To be sure, drug crimes have noticeably been on the rise in parts of Asia too. Maybe vice follows rising affluence.

But perhaps another factor is that capital punishment awaits drug traffickers in China. And Singapore greets visitors with a friendly message on their entry card that says "Warning, death for drug traffickers under Singapore Law" in nice bold red ink.

Indeed, Southeast Asia has some of the harshest laws on drug crimes. Indonesia, Malaysia, the Philippines, Thailand and Vietnam are the other countries in the region that enforce to various degrees the death penalty for drug trafficking. Possession of some categories of narcotics beyond certain limits might also fall under the same treatment.

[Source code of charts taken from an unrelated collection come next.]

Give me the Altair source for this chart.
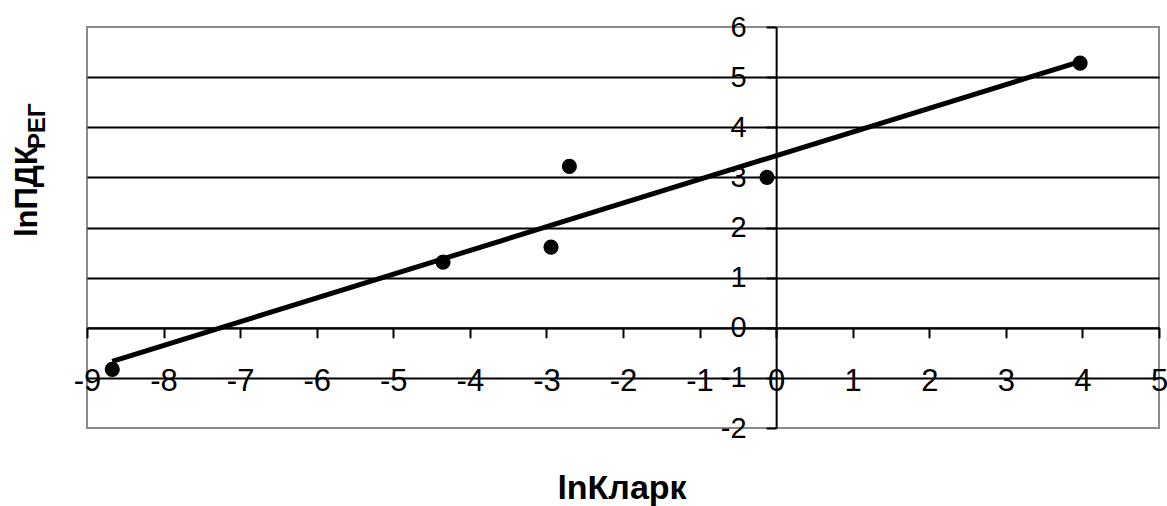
import altair as alt
import pandas as pd

# Observations: ln of Clarke value vs ln of regional MPC
ln_clark = [-8.67, -4.35, -2.94, -2.70, -0.12, 3.97]
ln_pdk = [-0.83, 1.31, 1.61, 3.22, 3.00, 5.28]

x_ticks = list(range(-9, 6))
y_ticks = list(range(-2, 7))
x_min, x_max = -9, 5
y_min, y_max = -2, 6

W, H = 1072, 401
FONT = "Liberation Sans"

df = pd.DataFrame({"x": ln_clark, "y": ln_pdk})

# axes cross at the origin
x_axis_offset = -H * (0 - y_min) / (y_max - y_min)
y_axis_offset = -W * (0 - x_min) / (x_max - x_min)

# plain integers with an ASCII hyphen for negatives
int_label = "'' + datum.value"

x_enc = alt.X(
    "x:Q",
    scale=alt.Scale(domain=[x_min, x_max], nice=False, zero=False),
    axis=alt.Axis(
        values=x_ticks, offset=x_axis_offset, title=None, grid=False,
        ticks=True, tickSize=10, tickWidth=2, tickColor="black",
        domainColor="black", domainWidth=2,
        labelExpr=int_label,
        labelFontSize=31, labelFont=FONT, labelColor="black",
        labelPadding=44, labelBaseline="middle",
        labelFlush=False, labelOverlap=False,
    ),
)
y_enc = alt.Y(
    "y:Q",
    scale=alt.Scale(domain=[y_min, y_max], nice=False, zero=False),
    axis=alt.Axis(
        values=y_ticks, offset=y_axis_offset, title=None,
        grid=True, gridColor="black", gridWidth=1.8,
        gridOpacity={"condition": {"test": "datum.value == 6 || datum.value == -2", "value": 0}, "value": 1},
        ticks=True, tickSize=10, tickWidth=2, tickColor="black",
        domainColor="black", domainWidth=2,
        labelExpr=int_label, labelAlign="right",
        labelFontSize=29, labelFont=FONT, labelColor="black",
        labelPadding=20, labelFlush=False, labelOverlap=False,
    ),
)

base = alt.Chart(df)

trend = base.transform_regression("x", "y").mark_line(
    color="black", strokeWidth=5
).encode(x=x_enc, y=y_enc)

points = base.mark_circle(color="black", opacity=1, size=230).encode(x="x:Q", y="y:Q")

label_src = alt.Chart(pd.DataFrame({"k": [0]}))

x_title = label_src.mark_text(
    text="lnКларк", font=FONT, fontWeight="bold", fontSize=34,
    align="center", baseline="alphabetic", color="black",
).encode(x=alt.value(535), y=alt.value(472))

y_title_main = label_src.mark_text(
    text="lnПДК", font=FONT, fontWeight="bold", fontSize=31, angle=270,
    align="left", baseline="alphabetic", color="black",
).encode(x=alt.value(-50), y=alt.value(210))

y_title_sub = label_src.mark_text(
    text="РЕГ", font=FONT, fontWeight="bold", fontSize=24, angle=270,
    align="left", baseline="alphabetic", color="black",
).encode(x=alt.value(-42), y=alt.value(122))

chart = (
    alt.layer(trend, points, x_title, y_title_main, y_title_sub)
    .properties(
        width=W, height=H,
        autosize=alt.AutoSizeParams(type="none"),
        padding={"left": 87, "top": 27, "right": 8, "bottom": 78},
        background="white",
    )
    .configure_view(stroke="#8a8a8a", strokeWidth=2)
)

chart.save("out.html", embed_options={"renderer": "svg", "actions": False})
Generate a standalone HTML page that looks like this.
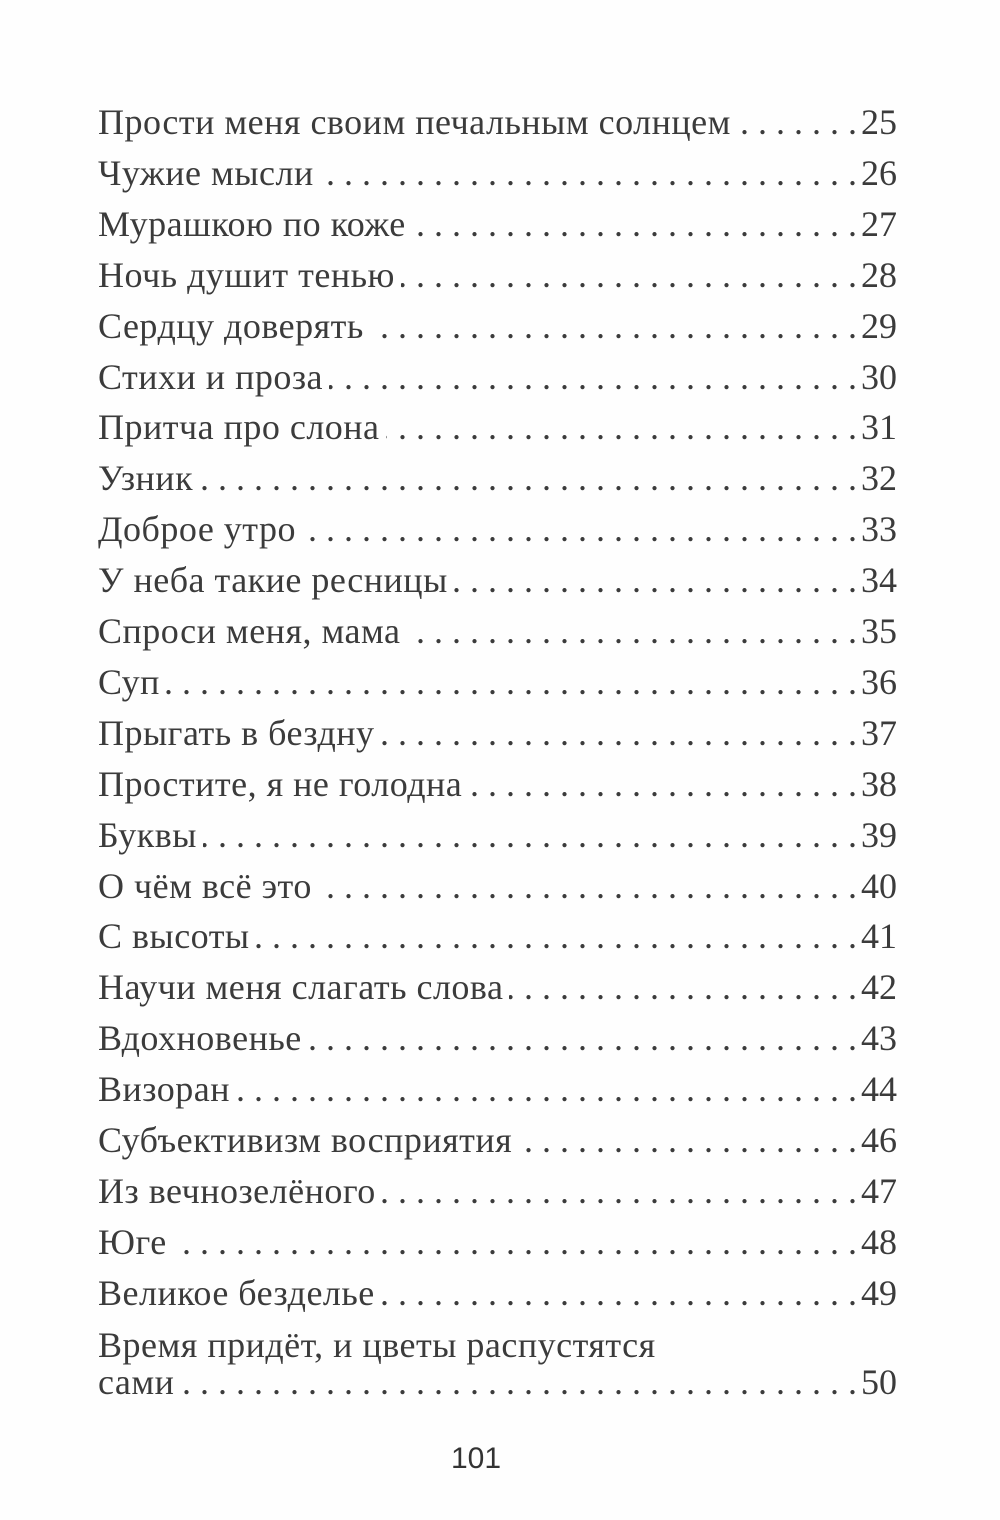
<!DOCTYPE html>
<html><head><meta charset="utf-8"><style>
html,body{margin:0;padding:0;background:#fefefe;}
body{width:1000px;height:1520px;position:relative;overflow:hidden;font-family:"Liberation Serif","DejaVu Serif",serif;color:#3b3b3b;font-size:36px;}
.r{position:absolute;left:98px;width:799px;display:flex;align-items:baseline;height:40px;line-height:40px;white-space:nowrap;}
.t{flex:none;letter-spacing:0.5px;}
.l{flex:1;overflow:hidden;white-space:nowrap;direction:rtl;text-align:right;margin:0 4px 0 6px;}
.n{flex:none;}
.pg{position:absolute;left:0;width:952px;text-align:center;top:1442px;font-family:"Liberation Sans",sans-serif;font-size:30px;color:#333;}
</style></head><body>
<div id="c"></div>
<div class="r" style="top:1325px"><span class="t">Время придёт, и цветы распустятся</span></div>
<div class="pg">101</div>
<script>
var items=[["Прости меня своим печальным солнцем","25"],["Чужие мысли","26"],["Мурашкою по коже","27"],["Ночь душит тенью","28"],["Сердцу доверять","29"],["Стихи и проза","30"],["Притча про слона","31"],["Узник","32"],["Доброе утро","33"],["У неба такие ресницы","34"],["Спроси меня, мама","35"],["Суп","36"],["Прыгать в бездну","37"],["Простите, я не голодна","38"],["Буквы","39"],["О чём всё это","40"],["С высоты","41"],["Научи меня слагать слова","42"],["Вдохновенье","43"],["Визоран","44"],["Субъективизм восприятия","46"],["Из вечнозелёного","47"],["Юге","48"],["Великое безделье","49"]];
var dots=new Array(80).join(". ")+".";
var h="";
items.forEach(function(it,i){var top=123+i*50.9-21;
h+='<div class="r" style="top:'+top+'px"><span class="t">'+it[0]+'</span><span class="l">'+dots+'</span><span class="n">'+it[1]+'</span></div>';});
h+='<div class="r" style="top:1362px"><span class="t">сами</span><span class="l">'+dots+'</span><span class="n">50</span></div>';
document.getElementById("c").innerHTML=h;
</script>
</body></html>
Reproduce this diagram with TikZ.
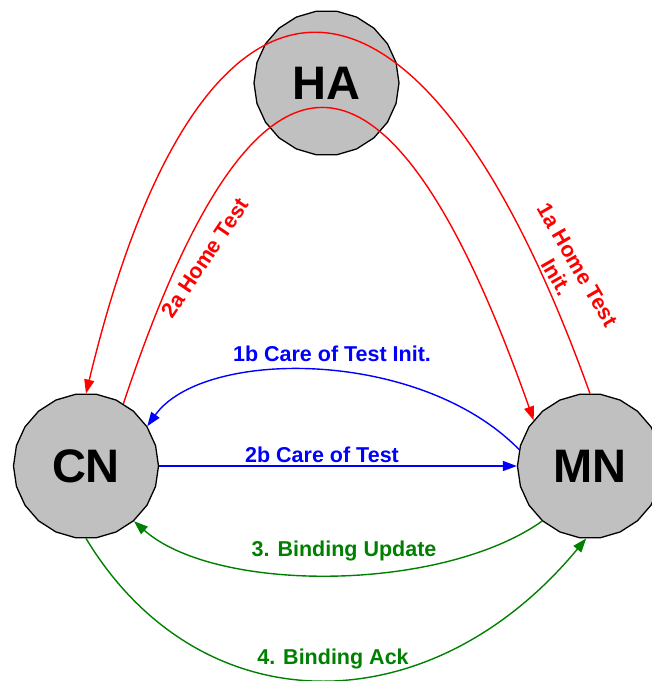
\documentclass[tikz,border=0pt]{standalone}
\usepackage{fontspec}
\setmainfont{Liberation Sans}
\usetikzlibrary{arrows.meta,shapes.geometric}
\definecolor{nodegray}{RGB}{192,192,192}
\definecolor{dgreen}{RGB}{0,128,0}
\tikzset{
  host/.style={regular polygon, regular polygon sides=22, minimum size=145pt, inner sep=0pt,
    draw=black, line width=1.3pt, fill=nodegray, font=\fontsize{47}{52}\selectfont\bfseries},
  msg/.style={line width=1.4pt, -{Triangle[length=14pt,width=10pt]}},
  lbl/.style={font=\fontsize{21.5}{24}\selectfont\bfseries, inner sep=0pt, align=center},
}
\begin{document}
\begin{tikzpicture}[x=1pt,y=-1pt]
\useasboundingbox (0,0) rectangle (652,681);
\node[host] (HA) at (326.5,83) {HA};
\node[host] (CN) at (86,466) {CN};
\node[host] (MN) at (590,466) {MN};
% red: home test init / home test
\draw[msg, red] (MN.north) .. controls (418,-86) and (201,-86) .. (CN.north);
\draw[msg, red] (CN.59) .. controls (255,8) and (388,8) .. (MN.141);
% blue
\draw[msg, blue] (MN.167) .. controls (420,348) and (203,348) .. (CN.33);
\draw[msg, blue] (CN.east) -- (MN.west);
% green
\draw[msg, dgreen] (MN.-131) .. controls (440,593) and (215,593) .. (CN.-49);
\draw[msg, dgreen] (CN.south) .. controls (200,727) and (430,727) .. (MN.-93);
% labels
\node[lbl, red, rotate=-60] (l1a) at (567,271) {1a Home Test\\Init.};
\node[lbl, red, rotate=56] (l2a) at (205,258) {2a Home Test};
\node[lbl, blue] (l1b) at (332,354) {1b Care of Test Init.};
\node[lbl, blue] (l2b) at (322,455) {2b Care of Test};
\node[lbl, dgreen] (l3) at (344,551) {3. Binding Update};
\node[lbl, dgreen] (l4) at (333,659) {4. Binding Ack};
\end{tikzpicture}
\end{document}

Just like all trades, there is a symbiotic relationship between supply and demand for illegal drugs. The world has a huge appetite for them. Some estimate hundreds of billions of dollars worth. The US alone comprises 60 percent of the world's total consumption. That is the demand side of the equation.

But let's face it. If you don't want your children to stuff themselves with candies, what's more direct than eliminating the supply and then educating them? A colleague of mine, himself Mexican, opined that the problems will not go away until the US invades Mexico. He is probably joking, I hope.

In fact, narcotics have sparked wars between countries and changed the course of history.

My birthplace Hong Kong was conceded to the British after a crushing defeat for the Chinese in the First Opium War. Regardless of the outcome, however, opium trafficking had already done irreparable damage to China. At that time, the British were selling by some counts 1,400 tons of opium per year in China alone, although that was a fraction of the amount produced domestically.